## Prompt
Write out the material again word for word, dropping any images it holds.

──────── Material

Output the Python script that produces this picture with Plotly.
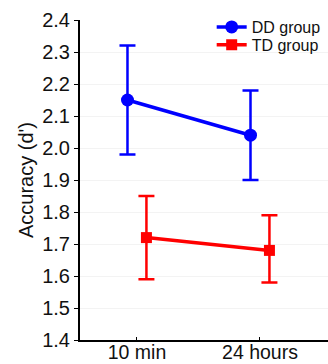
import plotly.graph_objects as go

categories = ["10 min", "24 hours"]
dd_mean = [2.15, 2.04]
dd_upper = [2.32, 2.18]
dd_lower = [1.98, 1.90]
td_mean = [1.72, 1.68]
td_upper = [1.85, 1.79]
td_lower = [1.59, 1.58]
ytick_vals = [1.4, 1.5, 1.6, 1.7, 1.8, 1.9, 2.0, 2.1, 2.2, 2.3, 2.4]

offset = 0.077
xpos = list(range(len(categories)))

def trace(name, mean, up, lo, color, symbol, size, shift, legend):
    return go.Scatter(
        x=[p + shift for p in xpos], y=mean, name=name, legend=legend,
        mode="lines+markers",
        line=dict(color=color, width=3.5),
        marker=dict(color=color, symbol=symbol, size=size),
        error_y=dict(type="data", symmetric=False,
                     array=[u - m for u, m in zip(up, mean)],
                     arrayminus=[m - l for m, l in zip(mean, lo)],
                     color=color, thickness=2.5, width=8),
    )

fig = go.Figure()
fig.add_trace(trace("DD group", dd_mean, dd_upper, dd_lower, "#0000ff", "circle", 13, -offset, "legend"))
fig.add_trace(trace("TD group", td_mean, td_upper, td_lower, "#ff0000", "square", 11, offset, "legend2"))

leg_common = dict(x=0.531, xanchor="left", yanchor="middle",
                  font=dict(size=16), bgcolor="rgba(0,0,0,0)", itemwidth=30)

fig.update_layout(
    width=328, height=364,
    margin=dict(l=80, r=0, t=20, b=24, autoexpand=False),
    paper_bgcolor="white", plot_bgcolor="white",
    font=dict(family="Liberation Sans, Arial", color="#111111"),
    showlegend=True,
    legend=dict(y=0.978, **leg_common),
    legend2=dict(y=0.922, **leg_common),
    xaxis=dict(range=[-0.463, 1.553], tickvals=xpos, ticktext=categories,
               showline=True, linecolor="black", linewidth=2,
               ticks="inside", ticklen=3, tickcolor="black",
               ticklabelstandoff=-6,
               showgrid=False, zeroline=False, tickfont=dict(size=19.5)),
    yaxis=dict(range=[1.4, 2.4], tickvals=ytick_vals,
               tickformat=".1f",
               showline=True, linecolor="black", linewidth=2,
               ticks="outside", ticklen=4, tickcolor="black",
               ticklabelstandoff=0,
               showgrid=True, gridcolor="#f3f3f3", zeroline=False,
               tickfont=dict(size=20),
               title=dict(text="Accuracy (d')", font=dict(size=20), standoff=3)),
)

fig.write_html("out.html", config={"displayModeBar": False},
               post_script="document.body.style.margin='0';")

────────────────

## Written reply
Output the Python script that produces this picture with Plotly.
import plotly.graph_objects as go

categories = ["10 min", "24 hours"]
dd_mean = [2.15, 2.04]
dd_upper = [2.32, 2.18]
dd_lower = [1.98, 1.90]
td_mean = [1.72, 1.68]
td_upper = [1.85, 1.79]
td_lower = [1.59, 1.58]
ytick_vals = [1.4, 1.5, 1.6, 1.7, 1.8, 1.9, 2.0, 2.1, 2.2, 2.3, 2.4]

offset = 0.077
xpos = list(range(len(categories)))

def trace(name, mean, up, lo, color, symbol, size, shift, legend):
    return go.Scatter(
        x=[p + shift for p in xpos], y=mean, name=name, legend=legend,
        mode="lines+markers",
        line=dict(color=color, width=3.5),
        marker=dict(color=color, symbol=symbol, size=size),
        error_y=dict(type="data", symmetric=False,
                     array=[u - m for u, m in zip(up, mean)],
                     arrayminus=[m - l for m, l in zip(mean, lo)],
                     color=color, thickness=2.5, width=8),
    )

fig = go.Figure()
fig.add_trace(trace("DD group", dd_mean, dd_upper, dd_lower, "#0000ff", "circle", 13, -offset, "legend"))
fig.add_trace(trace("TD group", td_mean, td_upper, td_lower, "#ff0000", "square", 11, offset, "legend2"))

leg_common = dict(x=0.531, xanchor="left", yanchor="middle",
                  font=dict(size=16), bgcolor="rgba(0,0,0,0)", itemwidth=30)

fig.update_layout(
    width=328, height=364,
    margin=dict(l=80, r=0, t=20, b=24, autoexpand=False),
    paper_bgcolor="white", plot_bgcolor="white",
    font=dict(family="Liberation Sans, Arial", color="#111111"),
    showlegend=True,
    legend=dict(y=0.978, **leg_common),
    legend2=dict(y=0.922, **leg_common),
    xaxis=dict(range=[-0.463, 1.553], tickvals=xpos, ticktext=categories,
               showline=True, linecolor="black", linewidth=2,
               ticks="inside", ticklen=3, tickcolor="black",
               ticklabelstandoff=-6,
               showgrid=False, zeroline=False, tickfont=dict(size=19.5)),
    yaxis=dict(range=[1.4, 2.4], tickvals=ytick_vals,
               tickformat=".1f",
               showline=True, linecolor="black", linewidth=2,
               ticks="outside", ticklen=4, tickcolor="black",
               ticklabelstandoff=0,
               showgrid=True, gridcolor="#f3f3f3", zeroline=False,
               tickfont=dict(size=20),
               title=dict(text="Accuracy (d')", font=dict(size=20), standoff=3)),
)

fig.write_html("out.html", config={"displayModeBar": False},
               post_script="document.body.style.margin='0';")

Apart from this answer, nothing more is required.